You tell me it's the institution
Well you know
You better free your mind instead
The United States was founded as a federal republic. 'Federal' refers to a form of government in which a group of states or regions defers some power to a central authority while maintaining a measure of autonomy. 'Republic' refers to a form of government in which power is explicitly vested in the people, who in turn exercise their power through elected representatives.
Today many refer to our form of government as a democracy. Among the modern definitions of 'democracy' is this one: a system of government where the power is vested in the people, who rule either directly or through freely elected representatives. This meaning of democracy overlaps considerably with the definition of a republic, which seems to justify interchanging the two terms.
However, democracy has another meaning--one that has been held for a much longer period of time. Democracy also refers to a decision-making process where decisions are made by majority rule.

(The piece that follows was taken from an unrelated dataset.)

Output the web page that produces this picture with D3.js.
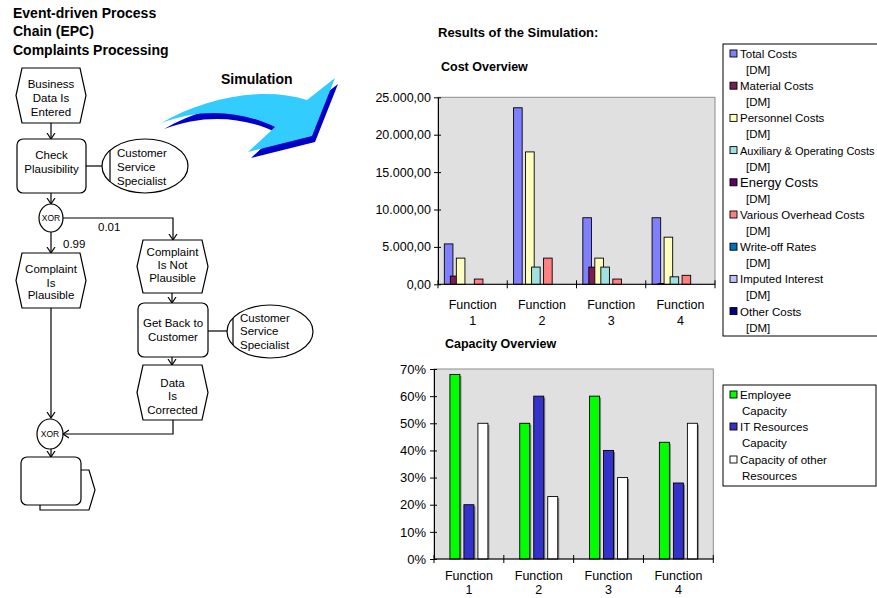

Decision by majority rule was not the intention of the Founders. We know this for a number of reasons. The word 'democracy' does not appear in any of the nation's founding documents, including both federal and state constitutions--although the concept of decision by majority rule was alive and well back then. Indeed, many Founders were on the record for their distaste of democracy. The republic design reflects this distaste. If democratic decision-making was intended, then why designate representatives when majority vote directly by the people would determine the outcome of an issue?
A primary problem with majority rule is that it discriminates against minority interests. If all decisions are to be decided by democratic vote, then any dominant coalition can, well, dominate. Essentially, majority rule does not facilitate equal treatment under the law. It is more likely to foster both predatory wealth and predatory poverty.
The Founders knew that equal treatment under the law required decisions grounded in the rule of law. Borrowing ideas expressed nearly one hundred years earlier, John Adams in 1774 wrote about 'a government of laws and not of men.' Decisions guided by principled law are likely to endure fashions of the day, emotions that distort perspective, and self-interest that drives human behavior.
Today, it seems clear that people have substituted democratic process in place of the rule of law. Obvious 'proof' in this regard is the size and intensity of the lobbying industry and the affiliated special interest groups. There would be very little market for SIGs in a system grounded in a principled rule of law.
Migration toward demcracy and its consequences as been discussed by many over the yrs (e.g., here, here, here). Toqueville and Hayek suggested that democratic societies had capacity to destroy themselves.
There is an argument to be made that democratic process is being misapplied in this country--perhaps because many people are condoning a process that they mistakenly identify with the country's founding.
Escalating debate of such a proposition seems a good thing--even if only to raise civic awareness.